**DATA FOR PROCESSING**.
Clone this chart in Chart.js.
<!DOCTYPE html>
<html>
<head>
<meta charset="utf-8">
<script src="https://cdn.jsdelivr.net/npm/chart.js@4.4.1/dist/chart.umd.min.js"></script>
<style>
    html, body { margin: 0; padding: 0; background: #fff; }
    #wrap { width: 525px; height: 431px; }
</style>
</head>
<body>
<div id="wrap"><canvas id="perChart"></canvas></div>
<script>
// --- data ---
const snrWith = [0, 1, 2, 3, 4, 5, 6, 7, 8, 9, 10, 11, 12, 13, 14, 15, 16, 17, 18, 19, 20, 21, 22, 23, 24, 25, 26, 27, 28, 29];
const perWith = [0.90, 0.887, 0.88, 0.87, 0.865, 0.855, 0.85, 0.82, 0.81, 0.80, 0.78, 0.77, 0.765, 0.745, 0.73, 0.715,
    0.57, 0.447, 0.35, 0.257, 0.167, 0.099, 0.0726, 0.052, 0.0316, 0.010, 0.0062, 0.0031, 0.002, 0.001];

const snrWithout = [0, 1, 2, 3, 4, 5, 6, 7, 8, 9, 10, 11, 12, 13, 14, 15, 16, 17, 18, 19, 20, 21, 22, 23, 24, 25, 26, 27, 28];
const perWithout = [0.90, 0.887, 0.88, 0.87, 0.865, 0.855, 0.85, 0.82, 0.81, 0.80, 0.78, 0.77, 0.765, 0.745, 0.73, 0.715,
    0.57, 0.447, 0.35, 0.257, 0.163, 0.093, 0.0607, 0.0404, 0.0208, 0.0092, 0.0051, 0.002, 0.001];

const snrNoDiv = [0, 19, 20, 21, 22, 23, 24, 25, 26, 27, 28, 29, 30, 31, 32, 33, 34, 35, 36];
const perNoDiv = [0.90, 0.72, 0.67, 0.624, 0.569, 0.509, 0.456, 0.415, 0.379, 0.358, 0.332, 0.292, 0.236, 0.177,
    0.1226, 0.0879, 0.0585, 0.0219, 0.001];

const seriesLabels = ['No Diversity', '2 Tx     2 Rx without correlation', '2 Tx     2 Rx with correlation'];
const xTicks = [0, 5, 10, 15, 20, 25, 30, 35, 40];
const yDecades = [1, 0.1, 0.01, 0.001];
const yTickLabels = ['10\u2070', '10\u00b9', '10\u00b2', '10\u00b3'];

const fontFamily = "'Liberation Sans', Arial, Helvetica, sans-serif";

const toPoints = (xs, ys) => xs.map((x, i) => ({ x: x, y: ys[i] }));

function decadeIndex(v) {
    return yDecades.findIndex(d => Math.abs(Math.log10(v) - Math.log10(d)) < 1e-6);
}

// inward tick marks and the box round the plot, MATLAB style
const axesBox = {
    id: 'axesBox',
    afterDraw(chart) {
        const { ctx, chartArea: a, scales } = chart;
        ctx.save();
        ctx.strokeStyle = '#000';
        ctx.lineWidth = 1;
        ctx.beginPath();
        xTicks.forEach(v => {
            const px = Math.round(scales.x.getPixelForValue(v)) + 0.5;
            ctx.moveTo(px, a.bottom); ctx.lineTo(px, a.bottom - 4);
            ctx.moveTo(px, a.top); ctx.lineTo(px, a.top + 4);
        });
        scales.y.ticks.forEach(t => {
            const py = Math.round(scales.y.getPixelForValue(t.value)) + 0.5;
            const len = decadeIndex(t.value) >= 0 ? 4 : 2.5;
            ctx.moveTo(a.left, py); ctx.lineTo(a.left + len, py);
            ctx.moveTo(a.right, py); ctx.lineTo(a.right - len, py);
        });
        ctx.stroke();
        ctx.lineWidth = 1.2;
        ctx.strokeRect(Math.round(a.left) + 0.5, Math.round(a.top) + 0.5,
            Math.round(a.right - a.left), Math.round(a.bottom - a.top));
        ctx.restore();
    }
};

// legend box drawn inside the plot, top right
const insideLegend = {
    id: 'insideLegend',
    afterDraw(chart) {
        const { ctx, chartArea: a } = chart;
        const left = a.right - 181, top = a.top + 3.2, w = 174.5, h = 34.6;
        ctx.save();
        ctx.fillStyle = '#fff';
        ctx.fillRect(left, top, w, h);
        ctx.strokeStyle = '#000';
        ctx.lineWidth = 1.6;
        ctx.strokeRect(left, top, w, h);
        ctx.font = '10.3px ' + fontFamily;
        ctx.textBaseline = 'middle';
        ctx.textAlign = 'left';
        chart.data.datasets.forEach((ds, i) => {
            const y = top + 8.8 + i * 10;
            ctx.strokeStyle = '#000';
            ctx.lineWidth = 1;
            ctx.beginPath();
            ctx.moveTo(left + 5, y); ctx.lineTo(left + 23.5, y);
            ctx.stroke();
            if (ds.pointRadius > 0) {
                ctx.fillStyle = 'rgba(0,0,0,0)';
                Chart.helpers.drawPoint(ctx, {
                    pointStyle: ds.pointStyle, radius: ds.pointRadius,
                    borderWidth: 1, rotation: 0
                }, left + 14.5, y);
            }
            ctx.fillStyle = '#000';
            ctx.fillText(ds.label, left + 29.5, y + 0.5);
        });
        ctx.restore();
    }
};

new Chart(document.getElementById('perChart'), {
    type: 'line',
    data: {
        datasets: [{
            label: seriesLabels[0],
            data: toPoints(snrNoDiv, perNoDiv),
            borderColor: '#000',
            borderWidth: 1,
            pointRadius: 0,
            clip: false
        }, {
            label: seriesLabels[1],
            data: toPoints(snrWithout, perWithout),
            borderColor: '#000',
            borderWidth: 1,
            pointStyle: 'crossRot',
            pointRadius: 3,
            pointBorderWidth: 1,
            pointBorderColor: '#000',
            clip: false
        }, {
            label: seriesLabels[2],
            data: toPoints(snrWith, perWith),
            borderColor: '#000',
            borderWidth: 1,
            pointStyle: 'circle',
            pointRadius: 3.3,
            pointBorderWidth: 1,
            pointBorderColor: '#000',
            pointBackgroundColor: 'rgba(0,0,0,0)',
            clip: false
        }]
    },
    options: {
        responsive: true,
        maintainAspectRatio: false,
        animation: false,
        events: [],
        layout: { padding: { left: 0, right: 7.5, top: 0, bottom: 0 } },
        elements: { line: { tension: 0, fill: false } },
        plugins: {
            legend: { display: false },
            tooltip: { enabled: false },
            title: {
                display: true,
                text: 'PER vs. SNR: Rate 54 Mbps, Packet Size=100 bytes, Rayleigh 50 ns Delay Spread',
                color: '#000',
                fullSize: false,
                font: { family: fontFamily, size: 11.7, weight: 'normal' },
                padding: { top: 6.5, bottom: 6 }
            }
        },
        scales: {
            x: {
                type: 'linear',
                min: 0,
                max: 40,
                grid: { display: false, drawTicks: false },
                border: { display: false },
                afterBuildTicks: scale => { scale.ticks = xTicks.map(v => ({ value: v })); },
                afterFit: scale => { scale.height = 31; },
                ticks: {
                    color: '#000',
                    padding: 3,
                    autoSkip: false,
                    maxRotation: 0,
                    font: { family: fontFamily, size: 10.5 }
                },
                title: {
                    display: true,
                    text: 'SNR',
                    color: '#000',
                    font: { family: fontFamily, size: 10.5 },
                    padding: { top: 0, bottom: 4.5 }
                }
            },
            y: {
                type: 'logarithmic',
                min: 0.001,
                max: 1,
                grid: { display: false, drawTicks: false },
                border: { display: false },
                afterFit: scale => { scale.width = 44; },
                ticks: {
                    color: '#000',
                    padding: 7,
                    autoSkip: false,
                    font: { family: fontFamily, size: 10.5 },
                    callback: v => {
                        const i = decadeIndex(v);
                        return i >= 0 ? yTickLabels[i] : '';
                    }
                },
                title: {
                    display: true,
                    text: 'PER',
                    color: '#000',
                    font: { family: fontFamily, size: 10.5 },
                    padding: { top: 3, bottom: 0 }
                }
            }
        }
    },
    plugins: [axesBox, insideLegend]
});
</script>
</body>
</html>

--

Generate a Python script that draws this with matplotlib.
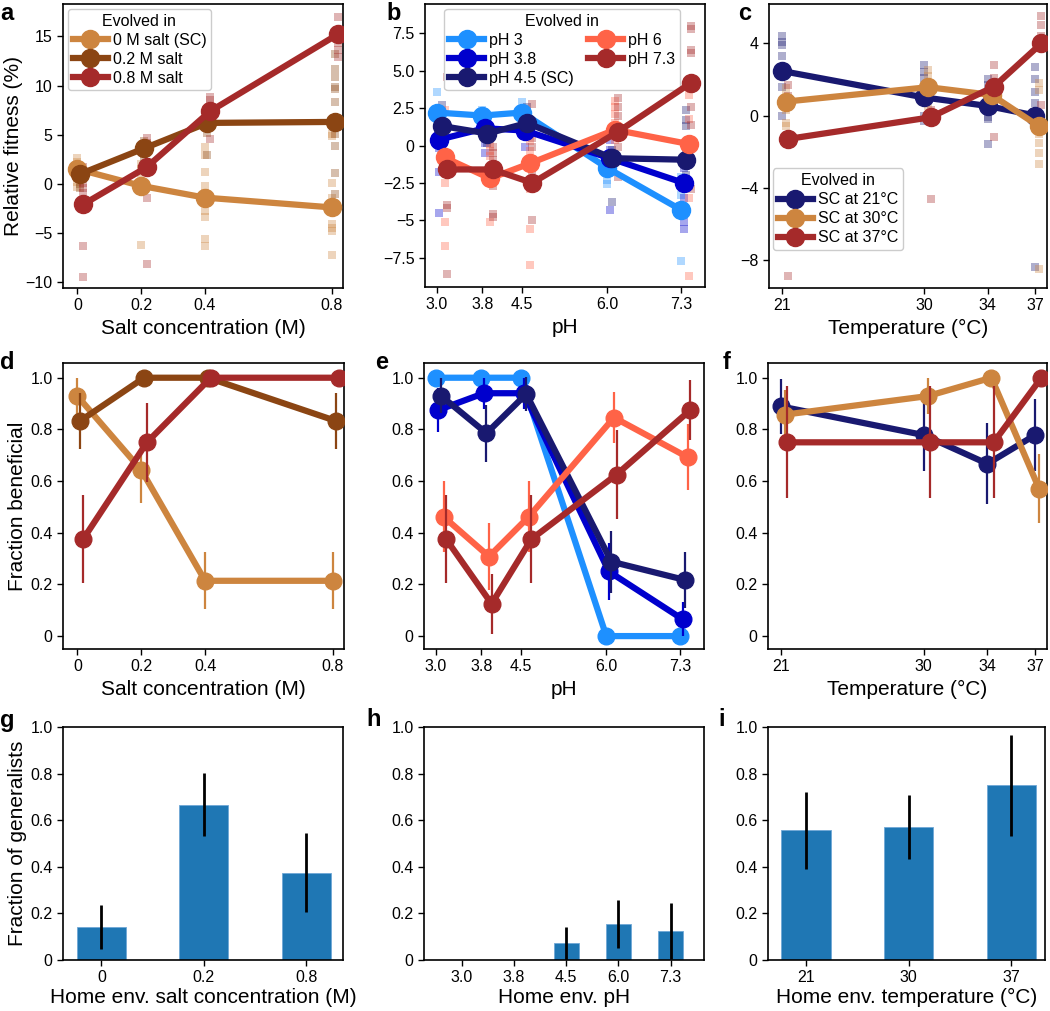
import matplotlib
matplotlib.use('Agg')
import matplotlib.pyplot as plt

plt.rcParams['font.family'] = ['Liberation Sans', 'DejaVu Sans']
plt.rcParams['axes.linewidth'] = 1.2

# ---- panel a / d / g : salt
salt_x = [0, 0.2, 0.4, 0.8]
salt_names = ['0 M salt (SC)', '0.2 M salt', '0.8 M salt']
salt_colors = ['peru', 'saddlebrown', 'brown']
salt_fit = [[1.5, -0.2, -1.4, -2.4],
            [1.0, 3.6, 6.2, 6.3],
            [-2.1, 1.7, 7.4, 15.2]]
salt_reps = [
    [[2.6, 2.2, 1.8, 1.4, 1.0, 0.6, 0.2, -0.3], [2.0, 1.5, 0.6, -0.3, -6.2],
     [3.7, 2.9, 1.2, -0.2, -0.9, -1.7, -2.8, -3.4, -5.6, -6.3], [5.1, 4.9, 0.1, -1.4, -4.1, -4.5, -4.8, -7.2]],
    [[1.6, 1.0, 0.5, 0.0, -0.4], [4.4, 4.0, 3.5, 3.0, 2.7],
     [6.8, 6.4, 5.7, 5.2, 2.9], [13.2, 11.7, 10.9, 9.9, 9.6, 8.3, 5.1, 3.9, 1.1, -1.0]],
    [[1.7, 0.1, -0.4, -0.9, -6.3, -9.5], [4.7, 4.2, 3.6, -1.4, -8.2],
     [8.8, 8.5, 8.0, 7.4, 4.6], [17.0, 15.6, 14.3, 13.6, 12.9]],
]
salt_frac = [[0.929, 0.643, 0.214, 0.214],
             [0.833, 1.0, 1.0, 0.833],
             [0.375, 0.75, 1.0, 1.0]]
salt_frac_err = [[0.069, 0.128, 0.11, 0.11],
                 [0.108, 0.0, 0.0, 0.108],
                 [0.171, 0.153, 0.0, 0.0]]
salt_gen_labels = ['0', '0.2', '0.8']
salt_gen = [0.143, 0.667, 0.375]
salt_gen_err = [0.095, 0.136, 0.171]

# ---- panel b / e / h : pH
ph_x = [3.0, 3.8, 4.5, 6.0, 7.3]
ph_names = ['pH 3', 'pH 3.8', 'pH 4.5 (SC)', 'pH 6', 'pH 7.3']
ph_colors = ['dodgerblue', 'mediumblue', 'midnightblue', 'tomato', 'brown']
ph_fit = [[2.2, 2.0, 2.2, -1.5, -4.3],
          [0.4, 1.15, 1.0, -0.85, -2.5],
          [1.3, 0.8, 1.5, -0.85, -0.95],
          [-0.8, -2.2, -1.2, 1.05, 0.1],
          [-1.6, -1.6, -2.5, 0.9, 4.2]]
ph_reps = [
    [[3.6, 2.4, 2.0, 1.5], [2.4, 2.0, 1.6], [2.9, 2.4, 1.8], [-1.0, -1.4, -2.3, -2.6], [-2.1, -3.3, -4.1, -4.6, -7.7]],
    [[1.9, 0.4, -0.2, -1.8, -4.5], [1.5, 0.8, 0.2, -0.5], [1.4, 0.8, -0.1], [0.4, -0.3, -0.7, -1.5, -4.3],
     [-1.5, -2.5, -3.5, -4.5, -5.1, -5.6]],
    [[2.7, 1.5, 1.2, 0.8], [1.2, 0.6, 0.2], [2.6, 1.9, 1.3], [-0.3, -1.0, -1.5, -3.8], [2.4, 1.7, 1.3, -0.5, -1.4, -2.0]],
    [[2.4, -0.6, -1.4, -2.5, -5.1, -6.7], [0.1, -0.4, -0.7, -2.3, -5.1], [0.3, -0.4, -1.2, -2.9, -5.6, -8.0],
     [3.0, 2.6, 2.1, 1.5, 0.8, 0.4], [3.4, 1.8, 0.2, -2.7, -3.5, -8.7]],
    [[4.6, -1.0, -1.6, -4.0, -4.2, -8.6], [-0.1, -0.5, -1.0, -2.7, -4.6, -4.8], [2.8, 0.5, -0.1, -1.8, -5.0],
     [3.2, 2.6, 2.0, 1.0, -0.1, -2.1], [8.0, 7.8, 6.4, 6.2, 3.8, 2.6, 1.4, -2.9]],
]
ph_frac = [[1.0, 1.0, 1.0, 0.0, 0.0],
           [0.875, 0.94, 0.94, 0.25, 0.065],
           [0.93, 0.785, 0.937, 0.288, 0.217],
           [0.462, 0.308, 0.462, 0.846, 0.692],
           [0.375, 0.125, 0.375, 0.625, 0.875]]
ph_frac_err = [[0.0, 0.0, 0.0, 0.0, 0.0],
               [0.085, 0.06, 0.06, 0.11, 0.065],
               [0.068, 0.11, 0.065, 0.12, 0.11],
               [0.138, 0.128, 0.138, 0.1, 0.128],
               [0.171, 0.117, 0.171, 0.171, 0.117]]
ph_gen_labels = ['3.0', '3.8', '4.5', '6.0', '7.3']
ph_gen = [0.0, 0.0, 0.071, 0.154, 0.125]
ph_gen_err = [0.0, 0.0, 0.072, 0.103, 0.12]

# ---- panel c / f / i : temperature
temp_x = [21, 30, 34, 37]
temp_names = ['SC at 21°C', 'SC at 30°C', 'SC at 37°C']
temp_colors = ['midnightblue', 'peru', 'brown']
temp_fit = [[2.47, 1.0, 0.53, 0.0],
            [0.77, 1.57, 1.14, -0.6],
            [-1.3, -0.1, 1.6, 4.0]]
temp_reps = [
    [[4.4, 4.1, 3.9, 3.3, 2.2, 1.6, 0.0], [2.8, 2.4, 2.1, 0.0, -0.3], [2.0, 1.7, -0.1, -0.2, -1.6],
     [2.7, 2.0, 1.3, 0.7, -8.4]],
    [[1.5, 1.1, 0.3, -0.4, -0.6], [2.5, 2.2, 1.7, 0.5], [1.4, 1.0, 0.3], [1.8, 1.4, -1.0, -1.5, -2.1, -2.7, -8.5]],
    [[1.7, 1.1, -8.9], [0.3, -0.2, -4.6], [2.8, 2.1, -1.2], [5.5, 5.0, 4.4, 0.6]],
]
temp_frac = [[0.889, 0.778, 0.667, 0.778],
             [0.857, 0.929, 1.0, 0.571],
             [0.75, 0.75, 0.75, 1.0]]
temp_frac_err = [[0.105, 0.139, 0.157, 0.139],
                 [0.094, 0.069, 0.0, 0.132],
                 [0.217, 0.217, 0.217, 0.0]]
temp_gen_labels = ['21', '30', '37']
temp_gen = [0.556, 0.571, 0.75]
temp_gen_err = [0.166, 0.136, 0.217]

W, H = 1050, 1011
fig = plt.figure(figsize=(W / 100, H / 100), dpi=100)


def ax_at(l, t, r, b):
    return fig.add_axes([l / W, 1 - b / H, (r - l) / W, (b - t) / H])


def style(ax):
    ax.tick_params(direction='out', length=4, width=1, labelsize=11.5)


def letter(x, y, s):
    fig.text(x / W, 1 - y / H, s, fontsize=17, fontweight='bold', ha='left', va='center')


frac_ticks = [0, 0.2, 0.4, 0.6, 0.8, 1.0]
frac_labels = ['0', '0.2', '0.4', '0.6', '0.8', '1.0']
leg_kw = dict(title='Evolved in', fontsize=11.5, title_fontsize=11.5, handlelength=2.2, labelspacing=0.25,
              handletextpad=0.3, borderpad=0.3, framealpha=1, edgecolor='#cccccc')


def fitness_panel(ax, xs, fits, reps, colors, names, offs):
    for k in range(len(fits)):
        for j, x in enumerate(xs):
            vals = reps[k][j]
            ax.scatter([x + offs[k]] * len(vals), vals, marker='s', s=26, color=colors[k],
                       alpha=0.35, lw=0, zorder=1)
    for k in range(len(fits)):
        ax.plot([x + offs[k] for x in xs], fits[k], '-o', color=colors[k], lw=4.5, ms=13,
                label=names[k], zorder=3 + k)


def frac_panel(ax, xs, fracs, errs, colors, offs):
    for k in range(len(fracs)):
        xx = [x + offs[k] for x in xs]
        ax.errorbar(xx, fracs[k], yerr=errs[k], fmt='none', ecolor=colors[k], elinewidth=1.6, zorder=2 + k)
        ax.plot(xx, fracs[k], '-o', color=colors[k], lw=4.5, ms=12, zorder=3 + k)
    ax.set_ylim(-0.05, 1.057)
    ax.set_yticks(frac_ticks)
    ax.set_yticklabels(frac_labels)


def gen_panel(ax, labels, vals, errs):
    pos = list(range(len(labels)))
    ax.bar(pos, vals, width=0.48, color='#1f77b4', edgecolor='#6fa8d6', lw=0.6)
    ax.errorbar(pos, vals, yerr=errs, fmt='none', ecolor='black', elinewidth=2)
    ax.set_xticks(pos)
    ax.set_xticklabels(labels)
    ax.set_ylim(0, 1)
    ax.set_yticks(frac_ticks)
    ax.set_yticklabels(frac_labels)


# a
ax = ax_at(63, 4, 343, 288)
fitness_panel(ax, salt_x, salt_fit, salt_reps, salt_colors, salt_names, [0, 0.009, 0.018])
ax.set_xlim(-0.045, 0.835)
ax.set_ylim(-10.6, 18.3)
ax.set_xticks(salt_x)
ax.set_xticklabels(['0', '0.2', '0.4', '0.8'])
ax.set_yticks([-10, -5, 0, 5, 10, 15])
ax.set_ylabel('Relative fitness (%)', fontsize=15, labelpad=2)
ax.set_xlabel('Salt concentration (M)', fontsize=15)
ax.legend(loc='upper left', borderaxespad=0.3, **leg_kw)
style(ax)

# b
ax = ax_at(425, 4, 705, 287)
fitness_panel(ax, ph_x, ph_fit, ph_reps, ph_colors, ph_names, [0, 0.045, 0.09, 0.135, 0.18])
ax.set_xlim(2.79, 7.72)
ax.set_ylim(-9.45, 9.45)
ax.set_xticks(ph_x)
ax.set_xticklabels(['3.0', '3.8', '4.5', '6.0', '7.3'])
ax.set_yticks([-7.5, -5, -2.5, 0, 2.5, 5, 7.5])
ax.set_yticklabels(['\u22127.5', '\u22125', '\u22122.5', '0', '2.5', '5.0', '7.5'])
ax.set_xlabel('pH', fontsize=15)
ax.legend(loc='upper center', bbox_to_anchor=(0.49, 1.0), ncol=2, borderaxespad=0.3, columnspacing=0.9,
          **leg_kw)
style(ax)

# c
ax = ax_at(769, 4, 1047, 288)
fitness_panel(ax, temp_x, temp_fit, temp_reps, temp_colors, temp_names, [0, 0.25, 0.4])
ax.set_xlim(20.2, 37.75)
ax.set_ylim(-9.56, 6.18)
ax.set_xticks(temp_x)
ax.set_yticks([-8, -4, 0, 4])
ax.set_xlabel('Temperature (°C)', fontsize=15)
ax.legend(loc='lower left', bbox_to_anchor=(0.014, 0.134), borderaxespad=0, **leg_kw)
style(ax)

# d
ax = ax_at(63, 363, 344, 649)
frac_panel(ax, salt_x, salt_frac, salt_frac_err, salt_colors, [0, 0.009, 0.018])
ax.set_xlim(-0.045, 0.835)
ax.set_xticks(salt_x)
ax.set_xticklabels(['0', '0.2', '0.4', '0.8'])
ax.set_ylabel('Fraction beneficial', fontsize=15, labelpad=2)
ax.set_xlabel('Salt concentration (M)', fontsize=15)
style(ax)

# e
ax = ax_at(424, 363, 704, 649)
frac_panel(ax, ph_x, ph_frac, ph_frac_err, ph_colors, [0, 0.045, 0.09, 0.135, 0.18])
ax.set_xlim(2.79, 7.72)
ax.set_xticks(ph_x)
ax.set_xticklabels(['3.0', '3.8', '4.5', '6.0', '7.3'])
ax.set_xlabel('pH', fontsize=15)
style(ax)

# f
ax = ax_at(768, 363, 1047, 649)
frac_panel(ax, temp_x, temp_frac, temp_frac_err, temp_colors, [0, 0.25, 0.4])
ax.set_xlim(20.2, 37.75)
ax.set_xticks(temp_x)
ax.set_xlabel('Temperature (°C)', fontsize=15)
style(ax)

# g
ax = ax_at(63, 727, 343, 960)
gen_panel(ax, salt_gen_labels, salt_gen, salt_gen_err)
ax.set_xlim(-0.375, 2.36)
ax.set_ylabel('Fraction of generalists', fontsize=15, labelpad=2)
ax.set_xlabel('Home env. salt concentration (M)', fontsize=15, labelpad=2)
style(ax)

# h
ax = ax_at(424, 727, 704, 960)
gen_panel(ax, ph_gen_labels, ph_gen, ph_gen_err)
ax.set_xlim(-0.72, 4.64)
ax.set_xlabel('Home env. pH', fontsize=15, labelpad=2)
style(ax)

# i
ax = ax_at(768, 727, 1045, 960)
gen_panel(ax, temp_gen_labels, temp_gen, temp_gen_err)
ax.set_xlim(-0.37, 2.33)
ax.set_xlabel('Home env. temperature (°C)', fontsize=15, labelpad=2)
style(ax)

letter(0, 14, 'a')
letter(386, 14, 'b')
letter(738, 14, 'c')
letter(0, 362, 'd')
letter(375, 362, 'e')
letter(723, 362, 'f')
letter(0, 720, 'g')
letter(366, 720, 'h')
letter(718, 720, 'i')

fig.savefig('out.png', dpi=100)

==

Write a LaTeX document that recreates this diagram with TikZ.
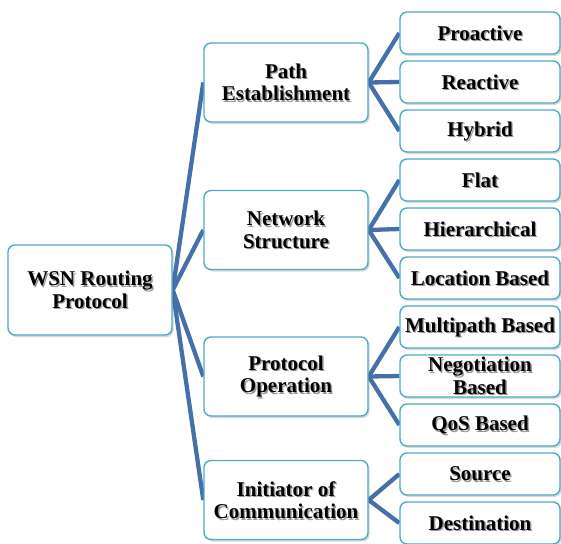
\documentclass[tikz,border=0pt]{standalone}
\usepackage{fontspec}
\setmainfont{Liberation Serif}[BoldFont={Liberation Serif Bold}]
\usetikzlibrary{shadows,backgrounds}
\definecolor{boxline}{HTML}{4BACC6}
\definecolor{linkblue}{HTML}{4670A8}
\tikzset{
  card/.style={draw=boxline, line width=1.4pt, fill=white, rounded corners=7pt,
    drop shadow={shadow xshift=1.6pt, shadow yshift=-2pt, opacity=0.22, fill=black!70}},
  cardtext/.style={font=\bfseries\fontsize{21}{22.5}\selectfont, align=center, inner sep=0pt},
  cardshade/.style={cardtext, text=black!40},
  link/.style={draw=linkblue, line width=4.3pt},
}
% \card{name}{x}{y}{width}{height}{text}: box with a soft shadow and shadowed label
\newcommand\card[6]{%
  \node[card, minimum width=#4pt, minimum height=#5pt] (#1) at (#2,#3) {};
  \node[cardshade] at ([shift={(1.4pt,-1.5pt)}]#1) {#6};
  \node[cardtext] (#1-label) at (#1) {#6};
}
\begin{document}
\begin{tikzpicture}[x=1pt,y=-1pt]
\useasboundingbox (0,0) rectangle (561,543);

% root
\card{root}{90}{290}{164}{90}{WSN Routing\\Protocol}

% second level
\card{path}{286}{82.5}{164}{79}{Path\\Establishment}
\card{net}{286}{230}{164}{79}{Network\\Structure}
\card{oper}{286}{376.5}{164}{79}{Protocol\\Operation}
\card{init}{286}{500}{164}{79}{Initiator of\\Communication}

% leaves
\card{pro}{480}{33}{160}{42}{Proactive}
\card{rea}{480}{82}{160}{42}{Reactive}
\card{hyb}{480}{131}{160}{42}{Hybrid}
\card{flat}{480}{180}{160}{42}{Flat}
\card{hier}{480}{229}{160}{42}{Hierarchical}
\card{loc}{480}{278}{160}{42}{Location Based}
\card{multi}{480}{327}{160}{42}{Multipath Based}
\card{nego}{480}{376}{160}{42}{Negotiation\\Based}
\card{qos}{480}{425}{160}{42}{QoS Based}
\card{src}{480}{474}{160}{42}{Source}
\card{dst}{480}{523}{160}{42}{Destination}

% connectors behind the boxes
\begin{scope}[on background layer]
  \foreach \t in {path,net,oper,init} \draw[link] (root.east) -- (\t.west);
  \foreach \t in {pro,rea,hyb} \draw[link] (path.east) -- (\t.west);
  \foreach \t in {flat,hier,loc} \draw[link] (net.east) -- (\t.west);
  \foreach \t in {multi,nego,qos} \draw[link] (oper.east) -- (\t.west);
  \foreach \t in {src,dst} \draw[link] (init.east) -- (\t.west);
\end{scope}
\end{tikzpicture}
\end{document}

**STATED PROBLEM**.
Start at the line that contains "Generate a Python", stop at the line that contains "plt.rcParams['axes.linewidth'] = 1.2", and reproduce each line in that stretch exactly. Pictures are excluded.

**THE RESPONSE**.
Generate a Python script that draws this with matplotlib.
import matplotlib
matplotlib.use('Agg')
import matplotlib.pyplot as plt

plt.rcParams['font.family'] = ['Liberation Sans', 'DejaVu Sans']
plt.rcParams['axes.linewidth'] = 1.2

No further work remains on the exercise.